It is winter in London in 1947. When Arthur Bailey, an elderly painter who lives alone, catches sight of a young woman, Felicity, about to move into the neighbouring bed-sit, he is stirred to recall in haunting detail a long-suppressed narrative.
The Landscape Painter is a double tale of obsession, betrayed trust and irrepressible hope, which emerges as Arthur’s story unfolds. As a young, brilliant landscape painter he travelled to South Africa in 1898 in pursuit of his best friend’s sister, the beautiful and mysterious Carwyn Hamilton. Carwyn’s subsequent shocking betrayal led Arthur down a dark path of humiliation and haunted him for the next fifty years.

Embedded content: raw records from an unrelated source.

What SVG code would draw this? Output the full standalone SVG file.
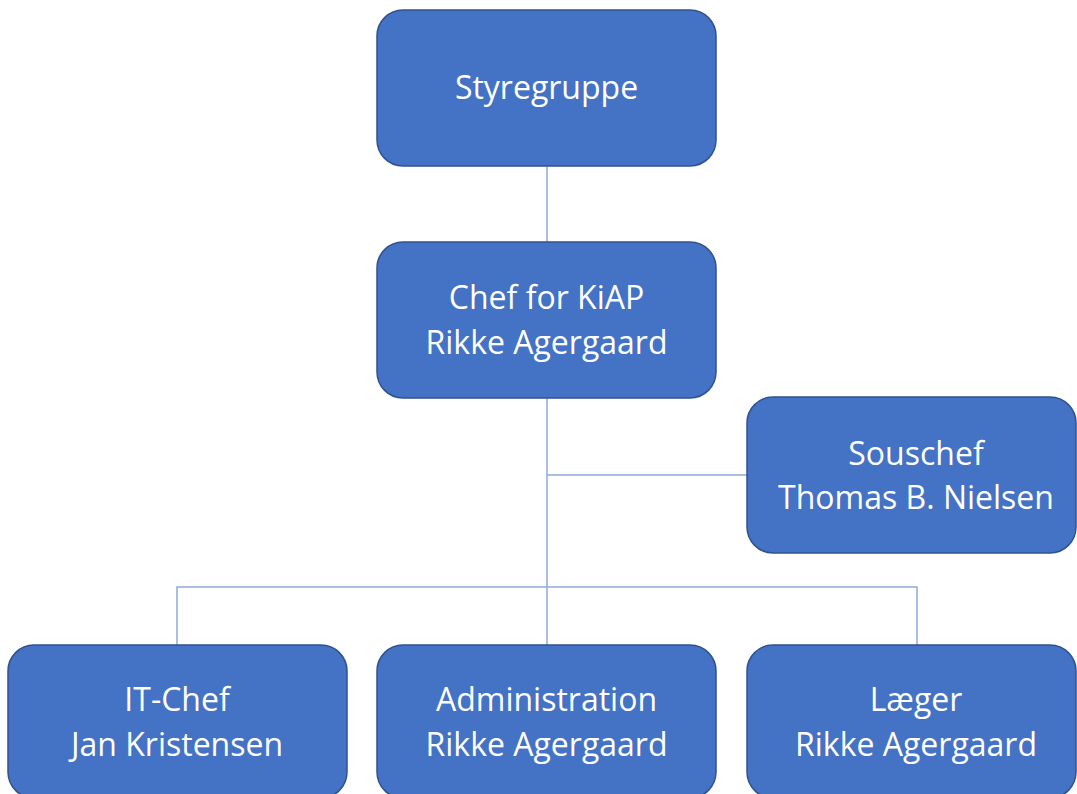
<svg xmlns="http://www.w3.org/2000/svg" width="1077" height="794" viewBox="0 0 1077 794">
<style>
.box{fill:#4472C4;stroke:#2F528F;stroke-width:1.5}
.lbl{fill:#FFFFFF;font-family:"Open Sans","Noto Sans","Liberation Sans",sans-serif;font-size:32px;text-anchor:middle}
.conn{fill:none;stroke:#8FAADC;stroke-width:1.5}
</style>
<rect width="1077" height="794" fill="#FFFFFF"/>
<g id="connectors">
<line class="conn" x1="547" y1="166" x2="547" y2="242"/>
<line class="conn" x1="547" y1="397" x2="547" y2="645"/>
<line class="conn" x1="547" y1="475" x2="747" y2="475"/>
<polyline class="conn" points="177,645 177,587 917,587 917,645"/>
</g>
<g id="styregruppe">
<rect class="box" x="377" y="10" width="339" height="156" rx="26"/>
<text class="lbl" x="546.5" y="99">Styregruppe</text>
</g>
<g id="chef">
<rect class="box" x="377" y="242" width="339" height="156" rx="26"/>
<text class="lbl" x="546.5" y="309">Chef for KiAP</text>
<text class="lbl" x="546.5" y="354">Rikke Agergaard</text>
</g>
<g id="souschef">
<rect class="box" x="747" y="397" width="329" height="156" rx="26"/>
<text class="lbl" x="916" y="465">Souschef</text>
<text class="lbl" x="916" y="509">Thomas B. Nielsen</text>
</g>
<g id="itchef">
<rect class="box" x="8" y="645" width="339" height="153" rx="26"/>
<text class="lbl" x="177" y="711">IT-Chef</text>
<text class="lbl" x="177" y="756">Jan Kristensen</text>
</g>
<g id="administration">
<rect class="box" x="377" y="645" width="339" height="153" rx="26"/>
<text class="lbl" x="546.5" y="711">Administration</text>
<text class="lbl" x="546.5" y="756">Rikke Agergaard</text>
</g>
<g id="laeger">
<rect class="box" x="747" y="645" width="329" height="153" rx="26"/>
<text class="lbl" x="916" y="711">Læger</text>
<text class="lbl" x="916" y="756">Rikke Agergaard</text>
</g>
</svg>
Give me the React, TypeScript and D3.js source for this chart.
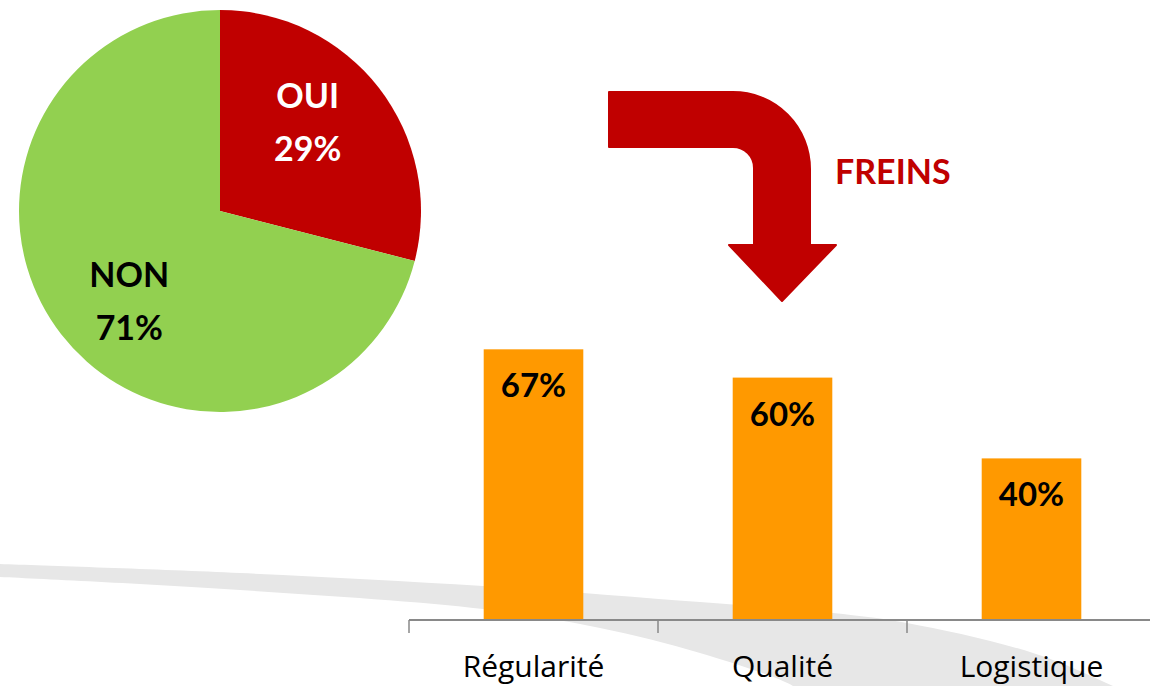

As Arthur delves ever deeper into his most intimate thoughts and desires, the past and present come together in a series of surprising turns and parallels and we meet a range of memorable characters – from the malevolent German governess, Miss Klimt, to Carwyn’s flirtatious and increasingly senile grandmother, Mutti. Finally, Arthur is forced to confront Felicity with the irreducible damage done to him.
From the gold-crazed streets of early Johannesburg to the epic battlefields of the Anglo-Boer War, and the austerity of post-Second World War Britain, The Landscape Painter is a spectacular historical novel packed with wit and insight and crafted in Higginson’s lyrical and sinuous but surgical prose.